UPDATE: Ombudsman: Blade reference to Nazis “did not refer to Holocaust”Written by Kristen Criswell | | email@example.com
Criticism is being directed at a Dec. 27 Blade editorial, “Dissension in GOP,” which made reference to the “hijack” of the Dec. 21 Lucas County GOP central committee meeting and compared the event as one that makes “Images of Hitler’s Brown Shirts breaking up Communist political meetings in pre-World War II Germany dance in our heads.”
Members of national and local groups found the reference to the German Nazis disrespectful to Holocaust victims.

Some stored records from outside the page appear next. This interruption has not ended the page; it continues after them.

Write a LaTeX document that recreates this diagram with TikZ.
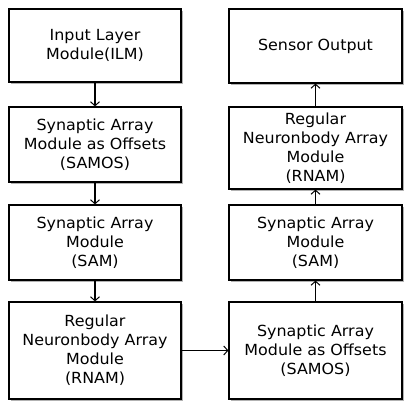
\documentclass[tikz,border=0pt]{standalone}
\usepackage{fontspec}
\setmainfont[FakeStretch=1.04]{DejaVu Sans}
\usetikzlibrary{arrows.meta,shadows}
\begin{document}
\begin{tikzpicture}[x=1pt,y=-1pt,
  mod/.style={draw=black, line width=1.2pt, fill=white, rectangle, inner sep=0pt,
    align=center, font=\fontsize{15.3}{19}\selectfont,
    drop shadow={shadow xshift=1.6pt, shadow yshift=-1.6pt, fill=black!30, opacity=1}},
  conn/.style={line width=1.1pt, -{Straight Barb[length=4pt,width=9pt,line width=1pt]}}
]
\useasboundingbox[fill=white] (0,0) rectangle (404,401);
% left column
\node[mod, minimum width=172pt, minimum height=73pt] (ilm) at (95,45.5) {Input Layer\\Module(ILM)};
\node[mod, minimum width=172pt, minimum height=75pt] (samosl) at (95,144.5) {Synaptic Array\\Module as Offsets\\(SAMOS)};
\node[mod, minimum width=172pt, minimum height=75pt] (saml) at (95,242.5) {Synaptic Array\\Module\\(SAM)};
\node[mod, minimum width=172pt, minimum height=97pt] (rnaml) at (95,350.5) {Regular\\Neuronbody Array\\Module\\(RNAM)};
% right column
\node[mod, minimum width=173pt, minimum height=74pt] (out) at (315.5,46) {Sensor Output};
\node[mod, minimum width=173pt, minimum height=82pt] (rnamr) at (315.5,148) {Regular\\Neuronbody Array\\Module\\(RNAM)};
\node[mod, minimum width=173pt, minimum height=75pt] (samr) at (315.5,242.5) {Synaptic Array\\Module\\(SAM)};
\node[mod, minimum width=173pt, minimum height=97pt] (samosr) at (315.5,350.5) {Synaptic Array\\Module as Offsets\\(SAMOS)};
% connectors
\draw[conn] (ilm) -- (samosl);
\draw[conn] (samosl) -- (saml);
\draw[conn] (saml) -- (rnaml);
\draw[conn] (rnaml) -- (samosr);
\draw[conn] (samosr) -- (samr);
\draw[conn] (samr) -- (rnamr);
\draw[conn] (rnamr) -- (out);
\end{tikzpicture}
\end{document}
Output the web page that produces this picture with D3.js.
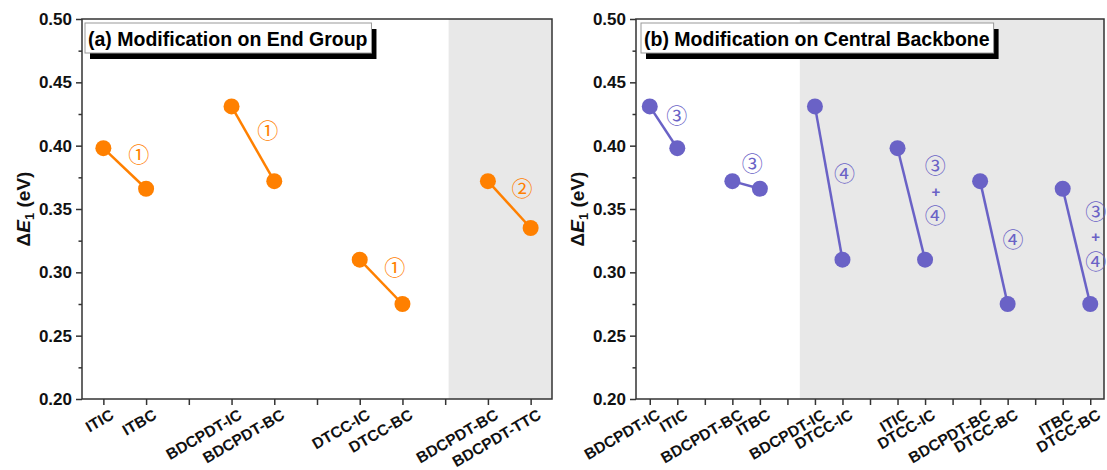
<!DOCTYPE html>
<html>
<head>
<meta charset="utf-8">
<script src="https://cdn.jsdelivr.net/npm/d3@7"></script>
<style>
  body { margin: 0; background: #fff; }
  svg { display: block; font-family: Arial, "Liberation Sans", sans-serif; }
</style>
</head>
<body>
<script>
// panel (a): end group modification
var leftLabels = ["ITIC", "ITBC", "", "BDCPDT-IC", "BDCPDT-BC", "", "DTCC-IC", "DTCC-BC", "", "BDCPDT-BC", "BDCPDT-TTC"];
var leftValues = [0.398, 0.366, null, 0.431, 0.372, null, 0.310, 0.275, null, 0.372, 0.335];
var leftNotes = [
  {t: "\u2460", x: 0.83, y: 0.3926},
  {t: "\u2460", x: 3.85, y: 0.412},
  {t: "\u2460", x: 6.82, y: 0.3034},
  {t: "\u2461", x: 9.8, y: 0.3658}
];

// panel (b): central backbone modification
var rightLabels = ["BDCPDT-IC", "ITIC", "", "BDCPDT-BC", "ITBC", "", "BDCPDT-IC", "DTCC-IC", "", "ITIC", "DTCC-IC", "", "BDCPDT-BC", "DTCC-BC", "", "ITBC", "DTCC-BC"];
var rightValues = [0.431, 0.398, null, 0.372, 0.366, null, 0.431, 0.310, null, 0.398, 0.310, null, 0.372, 0.275, null, 0.366, 0.275];
var rightNotes = [
  {t: "\u2462", x: 0.98, y: 0.4234},
  {t: "\u2462", x: 3.72, y: 0.3855},
  {t: "\u2463", x: 7.07, y: 0.3776},
  {t: "\u2462", x: 10.37, y: 0.384},
  {t: "+", x: 10.39, y: 0.3637},
  {t: "\u2463", x: 10.37, y: 0.3445},
  {t: "\u2463", x: 13.19, y: 0.3255},
  {t: "\u2462", x: 16.2, y: 0.3479},
  {t: "+", x: 16.2, y: 0.3281},
  {t: "\u2463", x: 16.2, y: 0.3084}
];

var yTicks = [0.20, 0.25, 0.30, 0.35, 0.40, 0.45, 0.50];
var yMinor = [0.225, 0.275, 0.325, 0.375, 0.425, 0.475];

var width = 1107, height = 470;
var svg = d3.select("body").append("svg")
    .attr("width", width)
    .attr("height", height);

function drawPanel(o) {
  var x = d3.scaleLinear().domain([-0.5, o.labels.length - 0.5]).range([o.x0, o.x1]);
  var y = d3.scaleLinear().domain([0.20, 0.50]).range([399, 19]);
  var g = svg.append("g");

  // shaded region
  g.append("rect")
    .attr("x", x(o.shade[0]))
    .attr("y", y(0.50))
    .attr("width", x(o.shade[1]) - x(o.shade[0]))
    .attr("height", y(0.20) - y(0.50))
    .attr("fill", "#e8e8e8");

  // frame
  g.append("rect")
    .attr("x", o.x0).attr("y", y(0.50))
    .attr("width", o.x1 - o.x0).attr("height", y(0.20) - y(0.50))
    .attr("fill", "none").attr("stroke", "#333").attr("stroke-width", 1.5);

  // y axis
  var ya = g.append("g").attr("transform", "translate(" + o.x0 + ",0)")
    .call(d3.axisLeft(y).tickValues(yTicks).tickFormat(d3.format(".2f")).tickSize(6).tickPadding(4));
  ya.select(".domain").remove();
  ya.selectAll("line").attr("stroke", "#333").attr("stroke-width", 1.5);
  ya.selectAll("text").attr("font-size", 17).attr("font-weight", "bold").attr("fill", "#111");
  var ym = g.append("g").attr("transform", "translate(" + o.x0 + ",0)")
    .call(d3.axisLeft(y).tickValues(yMinor).tickFormat("").tickSize(3.5));
  ym.select(".domain").remove();
  ym.selectAll("line").attr("stroke", "#333").attr("stroke-width", 1.5);

  // x axis
  var xa = g.append("g").attr("transform", "translate(0," + y(0.20) + ")")
    .call(d3.axisBottom(x).tickValues(d3.range(o.labels.length)).tickFormat(function(i) { return o.labels[i]; }).tickSize(6));
  xa.select(".domain").remove();
  xa.selectAll("line").attr("stroke", "#333").attr("stroke-width", 1.5);
  xa.selectAll("text")
    .attr("font-size", 15.5).attr("font-weight", "bold").attr("fill", "#111")
    .attr("text-anchor", "end")
    .attr("y", 0).attr("dy", 0)
    .attr("transform", "translate(11,19) rotate(-30)");

  // y label
  var yl = g.append("text")
    .attr("transform", "translate(" + o.labelX + "," + y(0.35) + ") rotate(-90)")
    .attr("text-anchor", "middle")
    .attr("font-size", 19).attr("font-weight", "bold").attr("fill", "#111");
  yl.append("tspan").text("\u0394");
  yl.append("tspan").attr("font-style", "italic").text("E");
  yl.append("tspan").attr("font-size", 13).attr("dy", 4).text("1");
  yl.append("tspan").attr("dy", -4).text(" (eV)");

  // connecting lines for each pair
  var pts = o.values.map(function(v, i) { return {i: i, v: v}; }).filter(function(d) { return d.v !== null; });
  var pairs = [];
  for (var k = 0; k < pts.length; k += 2) pairs.push([pts[k], pts[k + 1]]);
  var line = d3.line().x(function(d) { return x(d.i); }).y(function(d) { return y(d.v); });
  g.selectAll(".seg").data(pairs).enter().append("path")
    .attr("d", line)
    .attr("fill", "none").attr("stroke", o.color).attr("stroke-width", 2.5);
  g.selectAll(".dot").data(pts).enter().append("circle")
    .attr("cx", function(d) { return x(d.i); })
    .attr("cy", function(d) { return y(d.v); })
    .attr("r", 8)
    .attr("fill", o.color);

  // circled numbers
  g.selectAll(".note").data(o.notes).enter().append("text")
    .attr("x", function(d) { return x(d.x); })
    .attr("y", function(d) { return y(d.y); })
    .attr("dy", "0.35em")
    .attr("text-anchor", "middle")
    .attr("font-family", function(d) { return d.t === "+" ? "Arial, sans-serif" : "'Noto Sans CJK SC', 'DejaVu Sans', sans-serif"; })
    .attr("font-size", function(d) { return d.t === "+" ? 15 : 21; })
    .attr("font-weight", function(d) { return d.t === "+" ? "bold" : "normal"; })
    .attr("fill", o.color)
    .text(function(d) { return d.t; });

  // title box with shadow
  var tb = g.append("g");
  var tt = tb.append("text")
    .attr("x", o.titleX + 3).attr("y", 46)
    .attr("font-size", 19.5).attr("font-weight", "bold").attr("fill", "#000")
    .text(o.title);
  var bw = tt.node().getComputedTextLength() + 7;
  tb.insert("rect", "text")
    .attr("x", o.titleX + 5).attr("y", 29).attr("width", bw).attr("height", 30)
    .attr("fill", "#000");
  tb.insert("rect", "text")
    .attr("x", o.titleX).attr("y", 23).attr("width", bw).attr("height", 30)
    .attr("fill", "#fff").attr("stroke", "#999").attr("stroke-width", 1);
}

drawPanel({
  labels: leftLabels, values: leftValues, notes: leftNotes,
  x0: 82, x1: 552, shade: [8.08, 10.5], color: "#ff8000",
  labelX: 30, titleX: 85, title: "(a) Modification on End Group"
});
drawPanel({
  labels: rightLabels, values: rightValues, notes: rightNotes,
  x0: 636, x1: 1104, shade: [5.45, 16.5], color: "#6a62c6",
  labelX: 584, titleX: 641, title: "(b) Modification on Central Backbone"
});
</script>
</body>
</html>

“Using Nazi associations in U.S. political discourse is inappropriate. It minimizes the evils of Nazism, disrespects the memory of the victims of Nazi Germany — the six million Jews who were murdered in the Holocaust and the millions of other who perished under Nazi persecution — and it does not help us understand the past or the present,” said Andy Hollinger, spokesperson for the United States Holocaust Memorial Museum.
Nina Sundell, regional director for Ohio, Kentucky and Allegheny region of the Anti-Defamation League, an agency working to stop the defamation of Jewish people, said referencing the Nazis “undermines the historical truth of the holocaust.” The reference adds nothing to the political debate, she said.
No writer is credited for the editorial. The Blade listed its editorial board in its Dec. 27 issue as David Schutt, editorial director; and associate editors Rose Russell, Kendall Downs and Dan Simpson. John Block is The Blade’s publisher and editor in chief.
Jeff Simpson, who claims he was chosen by vote Dec. 21 to replace Jon Stainbrook as Lucas County GOP chairman, said the reference is unfortunate.
“It’s a shame that the word Nazi is used to discredit people politically. It’s used to get away from the real issue. Bush was called a Nazi for invading Iraq. Obama is a Nazi for his stance on health care. Referencing Nazis doesn’t bring anything to the table; it’s no longer about the issue then, it’s about name calling,” Simpson said.
Paul Hoag, who was chosen as central committee chair, was surprised by the reference.
“I was shocked and extremely disappointed in them. What can you say when it’s fair political dissent and you’re being compared to Nazis? It’s off the wall,” Hoag said.
Hoag said that the ‘coup’ was never a personal attack against Stainbrook. The event was about changing leadership to represent a different “philosophical and conservative view.”
Lynn Olman, member of the board of elections and Lucas County GOP central committee, was named throughout the editorial. Olman was upset with the Nazi reference and what he described as a “continuation of incorrect facts.”
“I think that is one of the most outrageous comments I have heard in my life. I think it is the lowest, most inaccurate piece of journalism I’ve read in my entire life,” Olman said. “The inaccuracies are glaring and they know they are inaccurate yet they continue to publish it.”
Chris Myers, a central committee member present at the Dec. 21 meeting where the disputed vote took place, thought the editorial was inaccurate and “inflammatory.”
“It couldn’t be anything further from the truth. The reference to Nazis says more about the writer and their impressions of the meeting then actually what happened,” Myers said. “When I read it the first thing that came to my mind was Godwin’s Rule: The first person to bring up Nazis has nothing further to say in an argument.”
The editorial is protected under the First Amendment, said Chris Link, executive director of the American Civil Liberties Union of Ohio.
“Free speech, especially in the political realm, should be covered by a very big blanket,” Link said. “We don’t see protecting the rights of minorities as limiting speech.”
Jack Lessenberry, The Blade ombudsman, replied in an e-mail, “My comment is that the only thing that is clear to me about this story is that [Toledo Free Press Staff Writer] Kristen Rapin knows nothing about history. The Blade editorial did not refer to the Holocaust. It referred to what Nazi street gangs did to Communist and SPD activists in Germany in the last years of the Weimar Republic. Granted, I have a master’s degree in Eastern European history, speak German and Russian and have reported from Berlin. But she has an obligation to get the facts right.
“Incidentally, the love of my life is Jewish, and was the education director of her temple, and the Block family was originally Jewish, so any accusations of insensitively to the Holocaust are patently ridiculous.”
Members of The Blade editorial department were reached but no comment was made.